**** Data extract ****

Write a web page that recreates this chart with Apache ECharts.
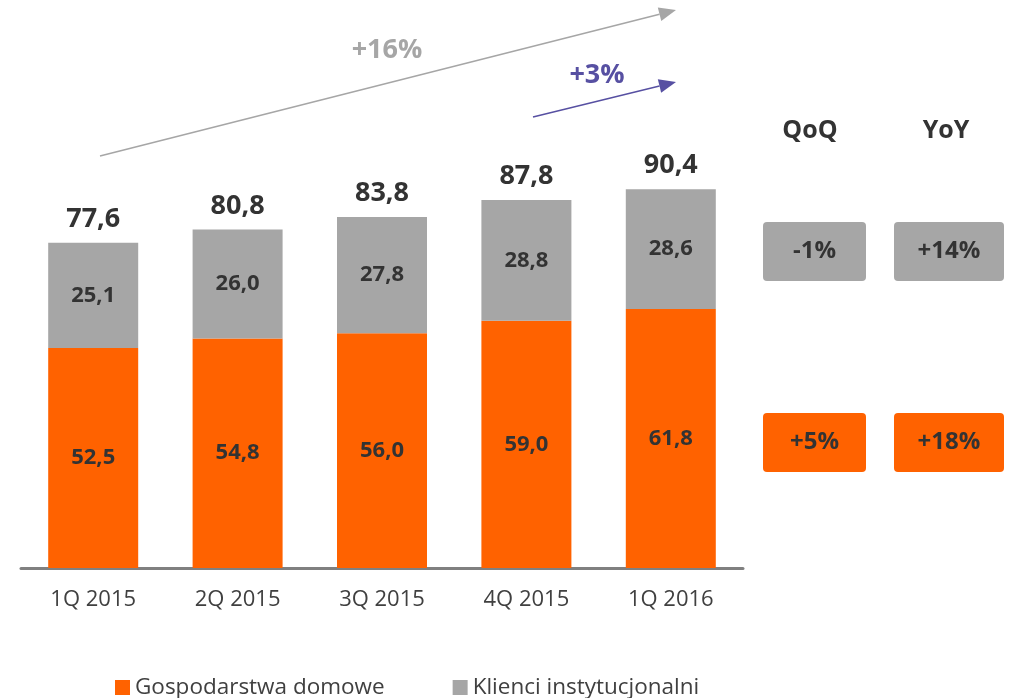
<!DOCTYPE html>
<html>
<head>
<meta charset="utf-8">
<script src="https://cdn.jsdelivr.net/npm/echarts@6/dist/echarts.min.js"></script>
<style>
  html, body { margin: 0; padding: 0; background: #fff; }
  #chart { width: 1013px; height: 698px; }
</style>
</head>
<body>
<div id="chart"></div>
<script>
// Quarterly volumes, split by client segment
const categories = ['1Q 2015', '2Q 2015', '3Q 2015', '4Q 2015', '1Q 2016'];
const households = [52.5, 54.8, 56.0, 59.0, 61.8];
const institutional = [25.1, 26.0, 27.8, 28.8, 28.6];
const seriesNames = ['Gospodarstwa domowe', 'Klienci instytucjonalni'];

// Growth annotations
const growthLong = '+16%';
const growthShort = '+3%';
const changeHeaders = ['QoQ', 'YoY'];
const changeInstitutional = ['-1%', '+14%'];
const changeHouseholds = ['+5%', '+18%'];

const totals = households.map((v, i) => +(v + institutional[i]).toFixed(1));
const fmt = v => v.toFixed(1).replace('.', ',');

const ORANGE = '#ff6200';
const GREY = '#a6a6a6';
const TEXT = '#333333';
const PURPLE = '#5750a2';
const FONT = '"Open Sans", sans-serif';

function arrow(x1, y1, x2, y2, color, width) {
  const ang = Math.atan2(y2 - y1, x2 - x1);
  const len = 17, half = 7;
  const bx = x2 - len * Math.cos(ang), by = y2 - len * Math.sin(ang);
  const px = -Math.sin(ang) * half, py = Math.cos(ang) * half;
  return [
    { type: 'line', shape: { x1, y1, x2: bx, y2: by }, style: { stroke: color, lineWidth: width } },
    { type: 'polygon', shape: { points: [[x2, y2], [bx + px, by + py], [bx - px, by - py]] }, style: { fill: color } }
  ];
}

function box(x, y, w, h, fill, text) {
  return {
    type: 'group',
    children: [
      { type: 'rect', shape: { x, y, width: w, height: h, r: 4 }, style: { fill } },
      { type: 'text', x: x + w / 2, y: y + h / 2,
        style: { text, fill: TEXT, font: 'bold 24px ' + FONT, align: 'center', verticalAlign: 'middle' } }
    ]
  };
}

const chart = echarts.init(document.getElementById('chart'), null, { renderer: 'canvas' });

const graphics = [].concat(
  arrow(100, 156, 676, 10, GREY, 1.5),
  arrow(533, 117, 676, 82, PURPLE, 1.5),
  [
    { type: 'text', x: 387, y: 50, style: { text: growthLong, fill: GREY, font: 'bold 27px ' + FONT, align: 'center', verticalAlign: 'middle' } },
    { type: 'text', x: 597, y: 75, style: { text: growthShort, fill: PURPLE, font: 'bold 27px ' + FONT, align: 'center', verticalAlign: 'middle' } },
    { type: 'text', x: 810, y: 131, style: { text: changeHeaders[0], fill: TEXT, font: 'bold 25px ' + FONT, align: 'center', verticalAlign: 'middle' } },
    { type: 'text', x: 946, y: 131, style: { text: changeHeaders[1], fill: TEXT, font: 'bold 25px ' + FONT, align: 'center', verticalAlign: 'middle' } },
    box(763, 222, 103, 59, GREY, changeInstitutional[0]),
    box(894, 222, 110, 59, GREY, changeInstitutional[1]),
    box(763, 413, 103, 59, ORANGE, changeHouseholds[0]),
    box(894, 413, 110, 59, ORANGE, changeHouseholds[1])
  ]
);

chart.setOption({
  animation: false,
  textStyle: { fontFamily: FONT },
  grid: { left: 21, right: 270, top: 149, bottom: 130 },
  legend: {
    left: 110, top: 671,
    itemWidth: 15, itemHeight: 15, itemGap: 68,
    icon: 'rect',
    textStyle: { fontSize: 22.5, color: '#404040', fontFamily: FONT },
    data: seriesNames
  },
  xAxis: {
    type: 'category',
    data: categories,
    axisLine: { lineStyle: { color: '#808080', width: 3 } },
    axisTick: { show: false },
    axisLabel: { fontSize: 22, color: '#404040', margin: 21 }
  },
  yAxis: { type: 'value', min: 0, max: 100, show: false, splitLine: { show: false } },
  series: [
    {
      name: seriesNames[0], type: 'bar', stack: 'total', data: households,
      barWidth: 90,
      itemStyle: { color: ORANGE },
      label: { show: true, position: 'inside', formatter: p => fmt(p.value), fontSize: 22, fontWeight: 'bold', color: TEXT }
    },
    {
      name: seriesNames[1], type: 'bar', stack: 'total', data: institutional,
      barWidth: 90,
      itemStyle: { color: GREY },
      label: { show: true, position: 'inside', formatter: p => fmt(p.value), fontSize: 22, fontWeight: 'bold', color: TEXT }
    },
    {
      name: 'total', type: 'scatter', data: totals, symbolSize: 0,
      itemStyle: { opacity: 1 },
      label: { show: true, position: 'top', distance: 10, formatter: p => fmt(p.value), fontSize: 27, fontWeight: 'bold', color: TEXT },
      silent: true
    }
  ],
  graphic: graphics
});
</script>
</body>
</html>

****

Instructions to follow> Quote the material word for word, dropping any images it holds.

Output for this exercise>
Write a web page that recreates this chart with Apache ECharts.
<!DOCTYPE html>
<html>
<head>
<meta charset="utf-8">
<script src="https://cdn.jsdelivr.net/npm/echarts@6/dist/echarts.min.js"></script>
<style>
  html, body { margin: 0; padding: 0; background: #fff; }
  #chart { width: 1013px; height: 698px; }
</style>
</head>
<body>
<div id="chart"></div>
<script>
// Quarterly volumes, split by client segment
const categories = ['1Q 2015', '2Q 2015', '3Q 2015', '4Q 2015', '1Q 2016'];
const households = [52.5, 54.8, 56.0, 59.0, 61.8];
const institutional = [25.1, 26.0, 27.8, 28.8, 28.6];
const seriesNames = ['Gospodarstwa domowe', 'Klienci instytucjonalni'];

// Growth annotations
const growthLong = '+16%';
const growthShort = '+3%';
const changeHeaders = ['QoQ', 'YoY'];
const changeInstitutional = ['-1%', '+14%'];
const changeHouseholds = ['+5%', '+18%'];

const totals = households.map((v, i) => +(v + institutional[i]).toFixed(1));
const fmt = v => v.toFixed(1).replace('.', ',');

const ORANGE = '#ff6200';
const GREY = '#a6a6a6';
const TEXT = '#333333';
const PURPLE = '#5750a2';
const FONT = '"Open Sans", sans-serif';

function arrow(x1, y1, x2, y2, color, width) {
  const ang = Math.atan2(y2 - y1, x2 - x1);
  const len = 17, half = 7;
  const bx = x2 - len * Math.cos(ang), by = y2 - len * Math.sin(ang);
  const px = -Math.sin(ang) * half, py = Math.cos(ang) * half;
  return [
    { type: 'line', shape: { x1, y1, x2: bx, y2: by }, style: { stroke: color, lineWidth: width } },
    { type: 'polygon', shape: { points: [[x2, y2], [bx + px, by + py], [bx - px, by - py]] }, style: { fill: color } }
  ];
}

function box(x, y, w, h, fill, text) {
  return {
    type: 'group',
    children: [
      { type: 'rect', shape: { x, y, width: w, height: h, r: 4 }, style: { fill } },
      { type: 'text', x: x + w / 2, y: y + h / 2,
        style: { text, fill: TEXT, font: 'bold 24px ' + FONT, align: 'center', verticalAlign: 'middle' } }
    ]
  };
}

const chart = echarts.init(document.getElementById('chart'), null, { renderer: 'canvas' });

const graphics = [].concat(
  arrow(100, 156, 676, 10, GREY, 1.5),
  arrow(533, 117, 676, 82, PURPLE, 1.5),
  [
    { type: 'text', x: 387, y: 50, style: { text: growthLong, fill: GREY, font: 'bold 27px ' + FONT, align: 'center', verticalAlign: 'middle' } },
    { type: 'text', x: 597, y: 75, style: { text: growthShort, fill: PURPLE, font: 'bold 27px ' + FONT, align: 'center', verticalAlign: 'middle' } },
    { type: 'text', x: 810, y: 131, style: { text: changeHeaders[0], fill: TEXT, font: 'bold 25px ' + FONT, align: 'center', verticalAlign: 'middle' } },
    { type: 'text', x: 946, y: 131, style: { text: changeHeaders[1], fill: TEXT, font: 'bold 25px ' + FONT, align: 'center', verticalAlign: 'middle' } },
    box(763, 222, 103, 59, GREY, changeInstitutional[0]),
    box(894, 222, 110, 59, GREY, changeInstitutional[1]),
    box(763, 413, 103, 59, ORANGE, changeHouseholds[0]),
    box(894, 413, 110, 59, ORANGE, changeHouseholds[1])
  ]
);

chart.setOption({
  animation: false,
  textStyle: { fontFamily: FONT },
  grid: { left: 21, right: 270, top: 149, bottom: 130 },
  legend: {
    left: 110, top: 671,
    itemWidth: 15, itemHeight: 15, itemGap: 68,
    icon: 'rect',
    textStyle: { fontSize: 22.5, color: '#404040', fontFamily: FONT },
    data: seriesNames
  },
  xAxis: {
    type: 'category',
    data: categories,
    axisLine: { lineStyle: { color: '#808080', width: 3 } },
    axisTick: { show: false },
    axisLabel: { fontSize: 22, color: '#404040', margin: 21 }
  },
  yAxis: { type: 'value', min: 0, max: 100, show: false, splitLine: { show: false } },
  series: [
    {
      name: seriesNames[0], type: 'bar', stack: 'total', data: households,
      barWidth: 90,
      itemStyle: { color: ORANGE },
      label: { show: true, position: 'inside', formatter: p => fmt(p.value), fontSize: 22, fontWeight: 'bold', color: TEXT }
    },
    {
      name: seriesNames[1], type: 'bar', stack: 'total', data: institutional,
      barWidth: 90,
      itemStyle: { color: GREY },
      label: { show: true, position: 'inside', formatter: p => fmt(p.value), fontSize: 22, fontWeight: 'bold', color: TEXT }
    },
    {
      name: 'total', type: 'scatter', data: totals, symbolSize: 0,
      itemStyle: { opacity: 1 },
      label: { show: true, position: 'top', distance: 10, formatter: p => fmt(p.value), fontSize: 27, fontWeight: 'bold', color: TEXT },
      silent: true
    }
  ],
  graphic: graphics
});
</script>
</body>
</html>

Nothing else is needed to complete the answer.